Not that the choice to be offered in the referendum is a proportional system. The alternative vote is likely in practice to be only slightly more proportional than the existing system. The Electoral Reform Society estimates that the Lib Dems would have won 22 more seats under AV than they did on 6 May, most at the expense of the Conservatives. But it is a better system. It would allow voters to express their genuine first preference while also influencing the choice between whichever two candidates emerge as most popular in their constituency. And it would preserve the link between an MP and a single constituency, the main strength of first past the post.
Ultimately, this newspaper might prefer AV plus, as advocated by Roy Jenkins in the dawn of the age of Blair. The Jenkins report proposed, in addition to the alternative vote in single-member constituencies, the election of 20 per cent of added MPs in groups of constituencies, designed to "top up" party representation to match share of the vote more closely. This is not a practical option as yet, but the alternative vote is. As we report today, the referendum on it is eminently winnable. Our ComRes poll suggests it could be carried by a two-to-one margin – although there is first a campaign to be fought. We offer an exclusive preview to that today.

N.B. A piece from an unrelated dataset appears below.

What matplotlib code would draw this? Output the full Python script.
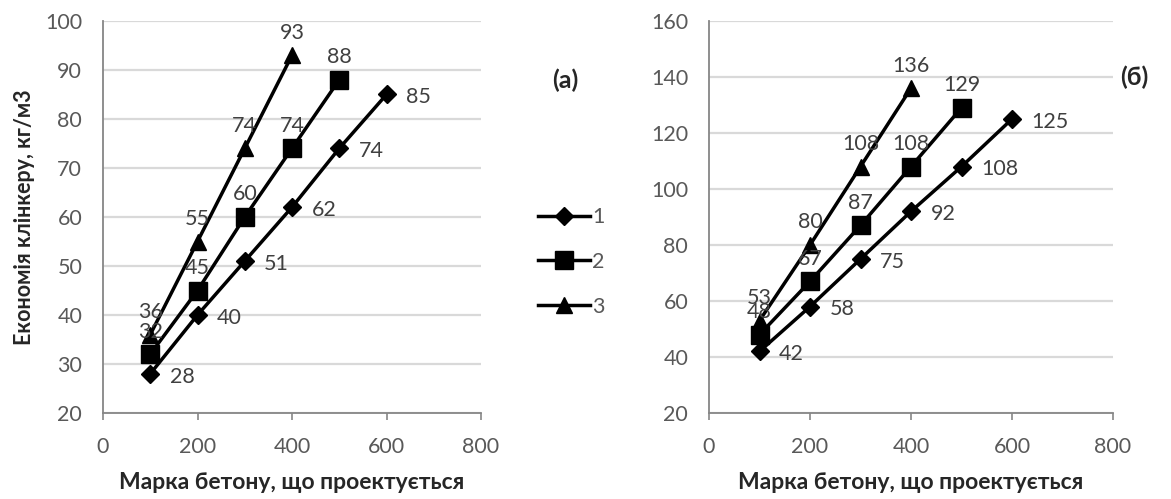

A more co-operative politics should not mean fudge and mudge. It is one of the weaknesses of the coalition that the Prime Minister and his deputy should look and sound so similar. That may have implications for the Labour leadership contest. David Miliband, the early front-runner, is undoubtedly very able. But, despite a comprehensive school education, he does seem to come from the same production line of professional politicians that produced the leaders of the new government. It would be healthy if Yvette Cooper, the former work and pensions secretary, could be persuaded to give the Labour selectorate a wider choice. But that is a story that should be allowed time and space to develop.
Meanwhile, with a green verdict pending, but above all for the prospect of a permanent change to a fairer voting system, the Cameron-Clegg government deserves a cautious welcome.